ALMOST everybody is addicted to the digital world of connectivity. Only a handful can dare say that they are not dependent on the Internet or the connectivity that comes with the digital age.
To those not convinced that they are addicted to technology and the Internet, they should try asking themselves a few questions.
When was the last time they accessed the computer to search for something through Google? When was the last time they accessed Facebook or Whatsapp to stay connected? How long have they gone without getting “an anxiety attack” without having their handphones with them?
If an uneasy feeling creeps into them without having their computers or mobile phones with them, then the chances of them being reliant on the digital world is high. If they are lost at work without “Mr Google” and feel handicapped, then they are hooked on the digital world.
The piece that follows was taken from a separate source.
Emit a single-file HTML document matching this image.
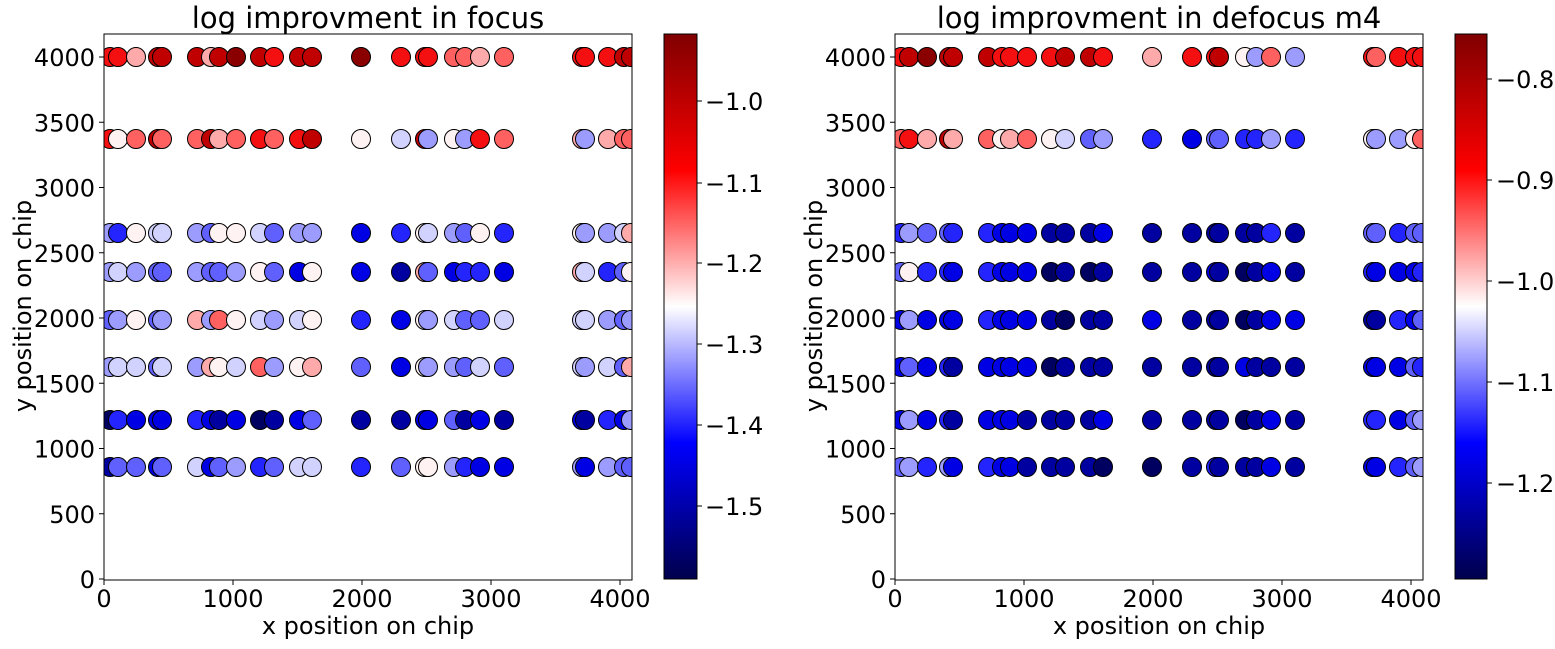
<!DOCTYPE html>
<html><head><meta charset="utf-8"><style>
body{margin:0;background:#fff;}
svg text{font-family:"DejaVu Sans","Liberation Sans",sans-serif;fill:#000;}
</style></head><body>
<svg id="s" width="1555" height="644" xmlns="http://www.w3.org/2000/svg">
<defs>
<linearGradient id="seis" x1="0" y1="1" x2="0" y2="0">
<stop offset="0" stop-color="#00004c"/>
<stop offset="0.25" stop-color="#0000ff"/>
<stop offset="0.5" stop-color="#ffffff"/>
<stop offset="0.75" stop-color="#ff0000"/>
<stop offset="1" stop-color="#800000"/>
</linearGradient>
<clipPath id="c1"><rect x="104" y="34" width="528" height="546"/></clipPath>
<clipPath id="c2"><rect x="895" y="34" width="528" height="546"/></clipPath>
</defs>
<g id="g1" clip-path="url(#c1)"></g>
<g id="g2" clip-path="url(#c2)"></g>
<rect x="104" y="34" width="528" height="546" fill="none" stroke="#000" stroke-width="1"/>
<rect x="895" y="34" width="528" height="546" fill="none" stroke="#000" stroke-width="1"/>
<rect x="664" y="34" width="33" height="545" fill="url(#seis)" stroke="#000" stroke-width="1"/>
<rect x="1455" y="34" width="32" height="545" fill="url(#seis)" stroke="#000" stroke-width="1"/>
<text x="368" y="28" font-size="29" text-anchor="middle">log improvment in focus</text>
<text x="1159" y="28" font-size="29" text-anchor="middle">log improvment in defocus m4</text>
<text x="368" y="634" font-size="24" text-anchor="middle">x position on chip</text>
<text x="1159" y="634" font-size="24" text-anchor="middle">x position on chip</text>
<text transform="translate(31,306) rotate(-90)" font-size="24" text-anchor="middle">y position on chip</text>
<text transform="translate(822,306) rotate(-90)" font-size="24" text-anchor="middle">y position on chip</text>
<g id="ticks"></g>
</svg>
<script>
var S="http://www.w3.org/2000/svg";
function el(p,n,a,t){var e=document.createElementNS(S,n);for(var k in a)e.setAttribute(k,a[k]);if(t!=null)e.textContent=t;p.appendChild(e);return e;}
var T=document.getElementById('ticks');
[104,895].forEach(function(x0){
 for(var i=0;i<=4;i++){var x=x0+129*i;el(T,'line',{x1:x,y1:580,x2:x,y2:585,stroke:'#000'});el(T,'text',{x:x,y:607,'font-size':24,'text-anchor':'middle'},String(i*1000));}
 for(var j=0;j<=8;j++){var y=579-65.25*j;el(T,'line',{x1:x0-5,y1:y,x2:x0,y2:y,stroke:'#000'});el(T,'text',{x:x0-9,y:y+9,'font-size':24,'text-anchor':'end'},String(j*500));}
});
var cb1=[["\u22121.0",101],["\u22121.1",183],["\u22121.2",263],["\u22121.3",344],["\u22121.4",425],["\u22121.5",506]];
cb1.forEach(function(c){el(T,'line',{x1:697,y1:c[1],x2:702,y2:c[1],stroke:'#000'});el(T,'text',{x:705,y:c[1]+9,'font-size':24},c[0]);});
var cb2=[["\u22120.8",79],["\u22120.9",180],["\u22121.0",281],["\u22121.1",382],["\u22121.2",483]];
cb2.forEach(function(c){el(T,'line',{x1:1487,y1:c[1],x2:1492,y2:c[1],stroke:'#000'});el(T,'text',{x:1496,y:c[1]+9,'font-size':24},c[0]);});
var P={D:'#8a0000',R:'#c00000',r:'#f41010',p:'#ff6060',q:'#ffaaaa',w:'#fff2f2',l:'#d2d2ff',m:'#9c9cff',M:'#6060ff',b:'#2424ff',B:'#0000e4',N:'#0000a0',K:'#000060'};
var xs=[110,118,136,158,162,197,211,219,236,260,274,299,312,361,401,425,428,454,465,480,504,582,585,608,624,631];
var ys=[57,139,233,272,320,367,420,467];
var L=["rrqRRRqRDRrRRDrrrppqprrrRR","rwpRppRqprprRwlRmwmrpqmqpp","mbwllmMwwlMmmBbwlmMwbwmmlq","mlmMMmMMmwMBwBNqMBbbBqlbMw","MmwMmqmpwlmlwbBwmlMMlllmMm","mllMlmqwlpmwqMBwmmMlMlmlMq","KbBBBbBNBKNBMNNBBMNBNBNbBm","NMMBMlBMmbMllbMwwmbBBmBmMM"];
var Rr=["rRDRRRrrrrRRrqrrRwmpmrprrr","prqRqpwqpwlMmbBMMbbmbwmmwp","bmMMbbBBBNNNBNNNNNNbNMMbMM","MwbbBbBBBKNKNNNBNKNBNbBBBb","BmBBBbBBBNKNNBNNNKNBBNNbBM","BMBbNBBBBKNNNNNNNBNNNBBBMb","BmBbNBBBNNNNBNNNNKNBNbbBMm","MmbmBbBBNNNNKKNbNNNBNBBbMm"];
function draw(g,dx,data){
 for(var r=0;r<8;r++)for(var i=0;i<26;i++){
  el(g,'circle',{cx:xs[i]+dx,cy:ys[r],r:9.5,fill:P[data[r][i]],stroke:'#000','stroke-width':1});
 }}
draw(document.getElementById('g1'),0,L);
draw(document.getElementById('g2'),791,Rr);
</script>
</body></html>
From the hundreds of people I know, only two do not carry a mobile phone with them. One is a seasoned lawyer while the other is a retired factory manager. They are exceptions to the norm.
The digital age is here to stay and grow. The advantages of digital connectivity in terms of accessing instant information and staying in touch with others seamlessly are just too great to be without.
These days, even people in their late 50s and 60s are active users of Facebook, which they see as critical touch points of their lives with others. The instant response to their postings is a gratification of sorts.
These are new touch points that they would normally not be able to enjoy without digital connectivity. However, there is a downside to this digital addiction in both the social and economic sense.
There is a book going into the details of how more people are depressed without digital connectivity, how people have gone berserk without having access to Internet connectivity. This is one of the many social downsides of the digital age.
However, more shocking is the unconventional work ethics, sexual harassment and culture of idolising individuals that have become rampant with the rise of the digital economy.
Last week, the former chief executive of the Malaysian Global Innovation and Creativity Centre (MaGIC), Cheryl Yeoh, revealed that she was a victim of sexual assault by a venture capitalist, Dave McClure, three years ago.
The revelation only came after The New York Times reported that McClure had stepped down from 500 Startups following allegations of sexual harassment against him.
500 Startups is a Silicon Valley-based early-stage venture fund and seed accelerator. Generally, the principals of venture funds tend to exert their influence over those seeking their money.
It is rampant in the world of the new economy where funding from banks is not easily available. Banks would want to see profits and a strong balance sheet before they lend money to start-ups. Start-ups in the digital economy rarely have both financial elements.
Yeoh said that she did not come public with the incident earlier fearing that many would not believe her. She also did not want to jeopardise the business venture between MaGIC and 500 Startups.
McClure is not the only venture capitalist who has faced the brunt of unethical work practices. Travis Kalanick, the founder and prime force behind ride-hailing app company Uber, has also been forced out by shareholders after a series of scandals in the company.
Among those who complained against the work culture of Uber was software engineer Susan Fowler Rigetti, who in her blog posting stated that the company’s work environment was hostile towards women, leading to many of them leaving.
The hostility went beyond sexual harassment. It was even to the point of the women not getting leather jackets as their numbers were small compared to the men who had received theirs from the company.
Because the number of women working in Uber was small, the company, which is touted as the most valuable unlisted new economy entity, could not get the discounts required and hence did not order the leather jackets.
In a company engaged in the old economy of brick-and-mortar businesses, such reasoning would not have been tolerated. But it has happened in Uber, where Kalanick held a position so strong that the way he managed the company was not questioned.
Hero-worshipping the founders is quite common in new-economy companies. Whatever the founders decide is not questioned. It has come to the point where even when deals are concluded at lofty valuations, hardly any murmurs are raised.
No questions asked: Jeff Bezos of Amazon purchased a grocery chain, Whole Foods Market, for US14bil two weeks ago and nobody batted an eyelid or raised any questions. – AFP
Jeff Bezos of Amazon purchased a grocery chain, Whole Foods Market, for US$14bil two weeks ago.
Nobody batted an eyelid or raised any questions as to why a new-economy heavyweight was buying into a matured company in an industry that was facing huge challenges because of Amazon.
Amazon, with its online shopping platform for anything from books to groceries and even movies, has disrupted the retail industry. The likes of Wal-Mart and Tesco are reeling from the growing dominance of Amazon.
So, why is Amazon buying into a grocery chain operating in the industry that it is destroying?
Nobody knows the answer. They only rely on the faith that Bezos can do no wrong. Blind faith is the biggest downside to the digital economy.
Digital economy companies tend not to give dividends and spend a lot on research and development under the excuse that the business is still growing and needs all the financial resources.
Investors believing that mantra follow blindly. They are encouraged by the rising share prices even though there are little fundamentals.
One day, such blind faith will lose its lustre and the price will fall. Only then will investors realise that the old-fashioned way of valuing companies is still way better.